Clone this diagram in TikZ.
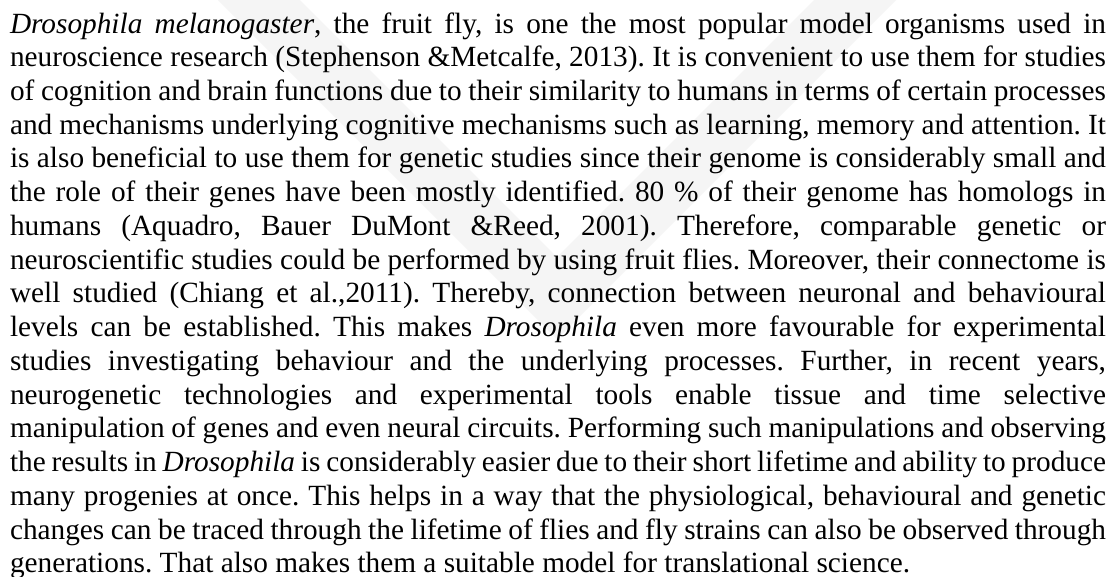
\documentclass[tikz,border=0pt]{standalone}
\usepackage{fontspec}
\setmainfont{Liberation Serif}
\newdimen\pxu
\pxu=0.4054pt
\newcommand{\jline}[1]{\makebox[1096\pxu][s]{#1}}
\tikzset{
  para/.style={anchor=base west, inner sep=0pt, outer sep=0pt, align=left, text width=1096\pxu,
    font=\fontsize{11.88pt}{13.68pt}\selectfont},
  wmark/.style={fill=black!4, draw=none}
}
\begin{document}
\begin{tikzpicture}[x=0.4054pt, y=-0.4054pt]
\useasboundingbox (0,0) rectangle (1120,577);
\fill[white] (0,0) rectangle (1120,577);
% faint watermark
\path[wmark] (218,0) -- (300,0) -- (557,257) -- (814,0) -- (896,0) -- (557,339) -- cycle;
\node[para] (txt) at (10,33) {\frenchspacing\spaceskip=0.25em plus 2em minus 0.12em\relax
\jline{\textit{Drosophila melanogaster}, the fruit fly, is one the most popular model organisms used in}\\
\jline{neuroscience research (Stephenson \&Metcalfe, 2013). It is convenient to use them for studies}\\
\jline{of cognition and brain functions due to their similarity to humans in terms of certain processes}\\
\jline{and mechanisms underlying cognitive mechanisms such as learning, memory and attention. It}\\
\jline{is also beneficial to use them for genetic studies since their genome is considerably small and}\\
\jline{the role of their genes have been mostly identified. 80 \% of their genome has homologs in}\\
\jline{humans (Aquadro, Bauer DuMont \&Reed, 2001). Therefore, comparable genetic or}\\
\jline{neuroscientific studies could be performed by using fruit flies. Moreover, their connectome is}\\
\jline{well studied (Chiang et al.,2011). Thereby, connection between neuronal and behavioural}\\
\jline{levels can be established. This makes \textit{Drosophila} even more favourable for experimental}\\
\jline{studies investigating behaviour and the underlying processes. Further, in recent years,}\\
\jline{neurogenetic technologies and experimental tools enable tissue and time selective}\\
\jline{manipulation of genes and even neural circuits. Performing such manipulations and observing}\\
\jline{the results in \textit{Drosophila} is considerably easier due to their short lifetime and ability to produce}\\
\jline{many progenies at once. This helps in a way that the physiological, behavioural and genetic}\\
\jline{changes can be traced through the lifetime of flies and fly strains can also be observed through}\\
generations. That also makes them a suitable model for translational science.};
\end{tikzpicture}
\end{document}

* * *

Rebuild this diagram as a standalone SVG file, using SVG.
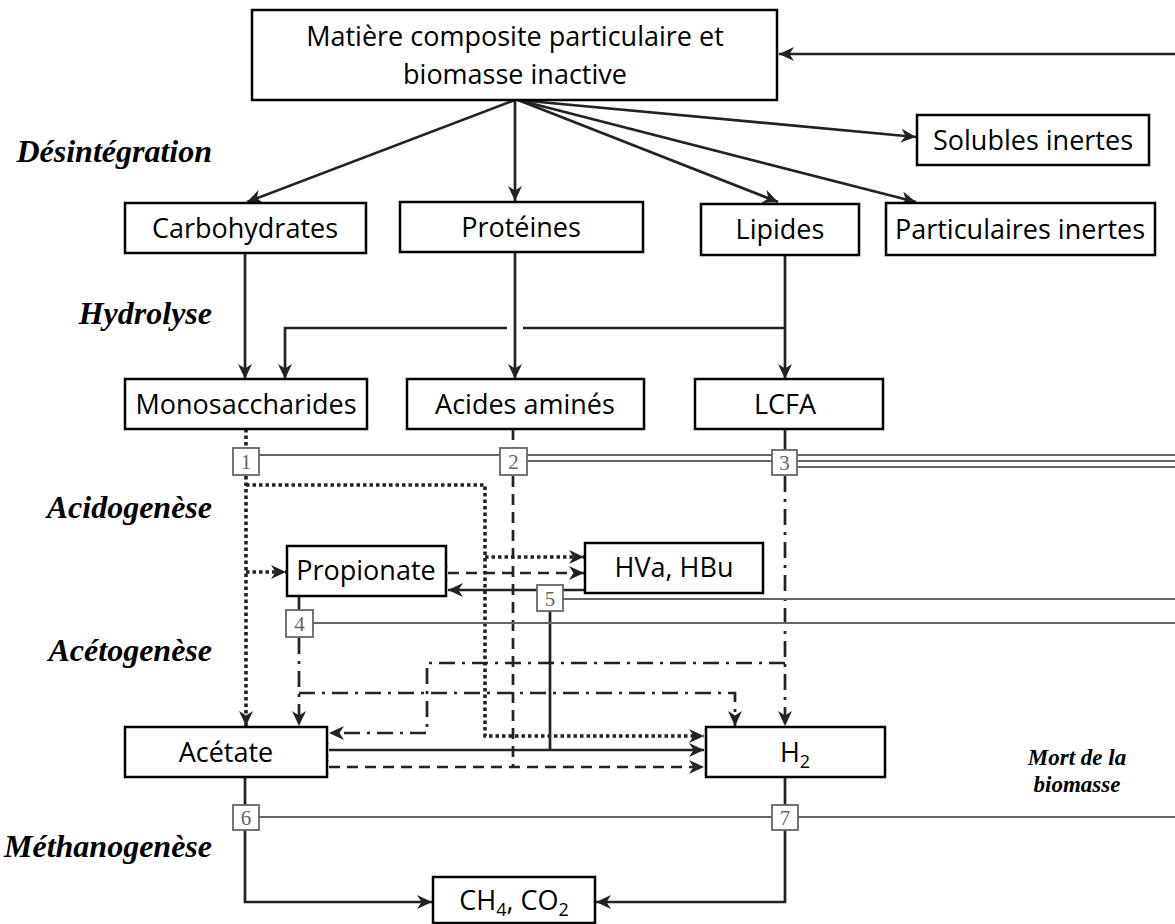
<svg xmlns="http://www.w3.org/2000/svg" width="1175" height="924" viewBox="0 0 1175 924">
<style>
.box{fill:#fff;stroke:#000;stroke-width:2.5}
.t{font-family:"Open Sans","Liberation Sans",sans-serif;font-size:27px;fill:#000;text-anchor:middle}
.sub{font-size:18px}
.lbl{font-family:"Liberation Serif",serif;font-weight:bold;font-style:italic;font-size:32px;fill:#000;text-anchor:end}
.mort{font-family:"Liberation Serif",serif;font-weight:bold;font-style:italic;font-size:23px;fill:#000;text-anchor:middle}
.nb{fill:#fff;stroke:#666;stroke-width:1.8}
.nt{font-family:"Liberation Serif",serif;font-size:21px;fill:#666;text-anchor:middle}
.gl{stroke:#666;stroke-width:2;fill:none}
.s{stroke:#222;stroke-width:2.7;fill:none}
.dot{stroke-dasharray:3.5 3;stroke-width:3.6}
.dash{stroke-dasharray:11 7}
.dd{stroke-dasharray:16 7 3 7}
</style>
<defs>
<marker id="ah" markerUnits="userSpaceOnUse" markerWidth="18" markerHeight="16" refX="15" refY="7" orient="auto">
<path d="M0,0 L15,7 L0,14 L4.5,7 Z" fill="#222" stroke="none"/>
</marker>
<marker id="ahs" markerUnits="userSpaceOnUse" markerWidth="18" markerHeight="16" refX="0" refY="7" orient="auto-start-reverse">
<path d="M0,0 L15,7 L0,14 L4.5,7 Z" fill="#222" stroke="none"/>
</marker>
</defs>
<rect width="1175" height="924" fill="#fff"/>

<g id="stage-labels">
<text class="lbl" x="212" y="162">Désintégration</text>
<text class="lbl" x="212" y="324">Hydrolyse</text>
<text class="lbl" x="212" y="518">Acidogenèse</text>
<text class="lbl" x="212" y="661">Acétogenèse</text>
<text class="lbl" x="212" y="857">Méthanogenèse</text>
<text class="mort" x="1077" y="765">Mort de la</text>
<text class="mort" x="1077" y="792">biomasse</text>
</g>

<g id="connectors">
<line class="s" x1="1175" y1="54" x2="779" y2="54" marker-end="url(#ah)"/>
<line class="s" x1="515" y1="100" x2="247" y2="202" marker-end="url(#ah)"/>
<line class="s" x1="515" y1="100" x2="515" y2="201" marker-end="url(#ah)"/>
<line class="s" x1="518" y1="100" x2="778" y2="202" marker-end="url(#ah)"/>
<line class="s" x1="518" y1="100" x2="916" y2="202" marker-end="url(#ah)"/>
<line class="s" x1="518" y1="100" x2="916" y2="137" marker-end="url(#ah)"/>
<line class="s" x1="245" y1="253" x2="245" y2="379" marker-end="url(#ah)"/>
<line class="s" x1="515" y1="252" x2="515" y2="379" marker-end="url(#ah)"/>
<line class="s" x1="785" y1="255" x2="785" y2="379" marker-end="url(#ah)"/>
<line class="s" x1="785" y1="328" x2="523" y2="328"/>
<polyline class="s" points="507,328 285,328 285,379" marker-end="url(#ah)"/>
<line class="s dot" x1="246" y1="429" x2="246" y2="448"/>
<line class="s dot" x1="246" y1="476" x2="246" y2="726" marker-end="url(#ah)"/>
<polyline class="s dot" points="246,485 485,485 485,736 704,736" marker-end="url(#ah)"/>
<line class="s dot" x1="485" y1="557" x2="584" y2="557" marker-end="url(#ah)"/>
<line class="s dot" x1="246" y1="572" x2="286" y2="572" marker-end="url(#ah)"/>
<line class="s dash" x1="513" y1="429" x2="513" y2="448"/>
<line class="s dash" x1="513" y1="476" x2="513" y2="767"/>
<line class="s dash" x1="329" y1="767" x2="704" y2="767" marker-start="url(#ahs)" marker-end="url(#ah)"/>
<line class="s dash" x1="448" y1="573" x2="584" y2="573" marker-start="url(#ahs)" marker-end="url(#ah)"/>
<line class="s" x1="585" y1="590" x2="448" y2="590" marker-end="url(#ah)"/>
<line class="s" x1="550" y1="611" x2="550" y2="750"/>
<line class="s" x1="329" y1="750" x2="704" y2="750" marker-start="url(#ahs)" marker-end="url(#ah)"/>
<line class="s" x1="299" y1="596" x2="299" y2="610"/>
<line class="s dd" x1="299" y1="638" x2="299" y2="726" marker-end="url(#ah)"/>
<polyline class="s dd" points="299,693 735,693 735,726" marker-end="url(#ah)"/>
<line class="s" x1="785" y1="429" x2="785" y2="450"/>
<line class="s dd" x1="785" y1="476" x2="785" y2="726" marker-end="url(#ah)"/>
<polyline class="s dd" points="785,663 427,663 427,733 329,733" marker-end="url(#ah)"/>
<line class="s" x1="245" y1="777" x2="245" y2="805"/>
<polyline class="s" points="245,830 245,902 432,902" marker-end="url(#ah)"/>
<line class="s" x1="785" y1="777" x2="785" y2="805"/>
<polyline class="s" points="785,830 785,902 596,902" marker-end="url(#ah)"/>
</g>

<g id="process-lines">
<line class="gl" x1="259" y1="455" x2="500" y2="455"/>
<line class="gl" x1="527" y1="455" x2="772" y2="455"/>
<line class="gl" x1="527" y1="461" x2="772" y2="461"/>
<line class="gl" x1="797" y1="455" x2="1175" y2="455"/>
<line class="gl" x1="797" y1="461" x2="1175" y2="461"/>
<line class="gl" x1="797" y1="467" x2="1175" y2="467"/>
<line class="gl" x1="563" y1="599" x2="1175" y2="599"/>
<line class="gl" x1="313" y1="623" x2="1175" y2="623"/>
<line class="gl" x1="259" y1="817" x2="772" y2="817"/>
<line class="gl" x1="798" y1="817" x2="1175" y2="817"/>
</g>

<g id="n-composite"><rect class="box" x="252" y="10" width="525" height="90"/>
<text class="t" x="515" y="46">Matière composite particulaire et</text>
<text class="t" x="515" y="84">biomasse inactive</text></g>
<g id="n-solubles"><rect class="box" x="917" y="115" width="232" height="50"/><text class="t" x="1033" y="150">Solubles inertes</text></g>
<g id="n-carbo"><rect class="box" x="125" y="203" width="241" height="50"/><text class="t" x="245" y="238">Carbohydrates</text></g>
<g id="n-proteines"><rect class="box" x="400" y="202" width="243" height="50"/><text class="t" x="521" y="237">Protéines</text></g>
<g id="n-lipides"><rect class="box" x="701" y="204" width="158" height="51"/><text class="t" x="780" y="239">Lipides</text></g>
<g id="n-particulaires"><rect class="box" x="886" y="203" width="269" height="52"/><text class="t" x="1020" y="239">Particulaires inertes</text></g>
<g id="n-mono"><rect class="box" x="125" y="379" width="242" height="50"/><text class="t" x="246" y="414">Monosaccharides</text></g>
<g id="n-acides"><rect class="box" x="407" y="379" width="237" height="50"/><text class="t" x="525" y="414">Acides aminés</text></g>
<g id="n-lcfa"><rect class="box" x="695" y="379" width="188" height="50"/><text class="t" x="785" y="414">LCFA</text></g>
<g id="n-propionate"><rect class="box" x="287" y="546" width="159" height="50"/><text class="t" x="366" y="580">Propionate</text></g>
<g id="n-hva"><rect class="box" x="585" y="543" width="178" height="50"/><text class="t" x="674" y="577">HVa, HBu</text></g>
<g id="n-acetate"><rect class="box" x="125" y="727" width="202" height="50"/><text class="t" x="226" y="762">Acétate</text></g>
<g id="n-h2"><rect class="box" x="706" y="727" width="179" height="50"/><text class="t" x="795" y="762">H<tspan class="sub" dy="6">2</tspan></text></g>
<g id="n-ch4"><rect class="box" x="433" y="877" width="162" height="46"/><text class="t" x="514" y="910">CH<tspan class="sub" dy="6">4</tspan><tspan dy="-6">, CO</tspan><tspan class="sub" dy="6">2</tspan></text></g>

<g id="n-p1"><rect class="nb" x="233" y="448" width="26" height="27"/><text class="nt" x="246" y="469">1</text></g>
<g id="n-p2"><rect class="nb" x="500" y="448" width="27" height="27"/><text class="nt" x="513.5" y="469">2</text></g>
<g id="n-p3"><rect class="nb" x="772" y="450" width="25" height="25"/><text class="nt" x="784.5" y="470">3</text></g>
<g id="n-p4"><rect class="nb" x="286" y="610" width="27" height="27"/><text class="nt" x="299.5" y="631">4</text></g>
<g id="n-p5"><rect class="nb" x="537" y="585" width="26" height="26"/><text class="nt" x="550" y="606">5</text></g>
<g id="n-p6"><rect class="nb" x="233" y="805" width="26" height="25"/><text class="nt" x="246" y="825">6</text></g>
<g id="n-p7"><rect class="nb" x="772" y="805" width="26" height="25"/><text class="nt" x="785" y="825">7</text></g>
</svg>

...

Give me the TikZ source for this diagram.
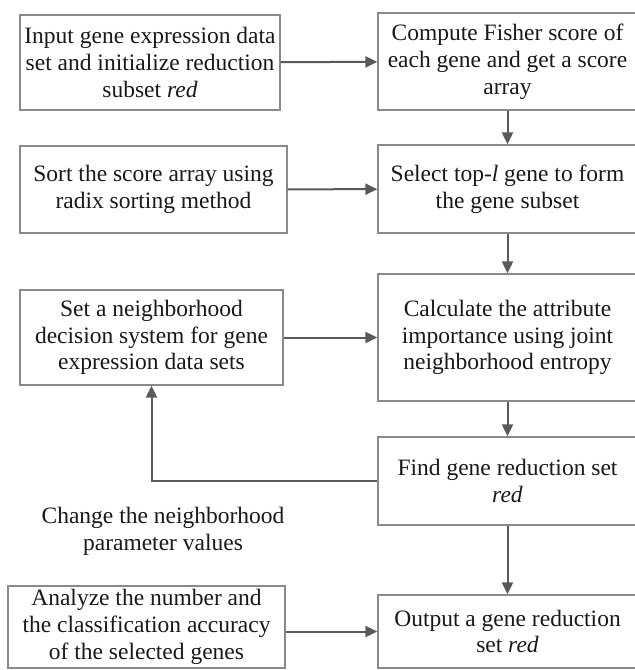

**Prompt**
Check each line above for the string "standalone", then copy the ones that have it.

**Reply**
\documentclass[tikz,border=0pt]{standalone}
Rebuild this diagram as a standalone SVG file, using SVG.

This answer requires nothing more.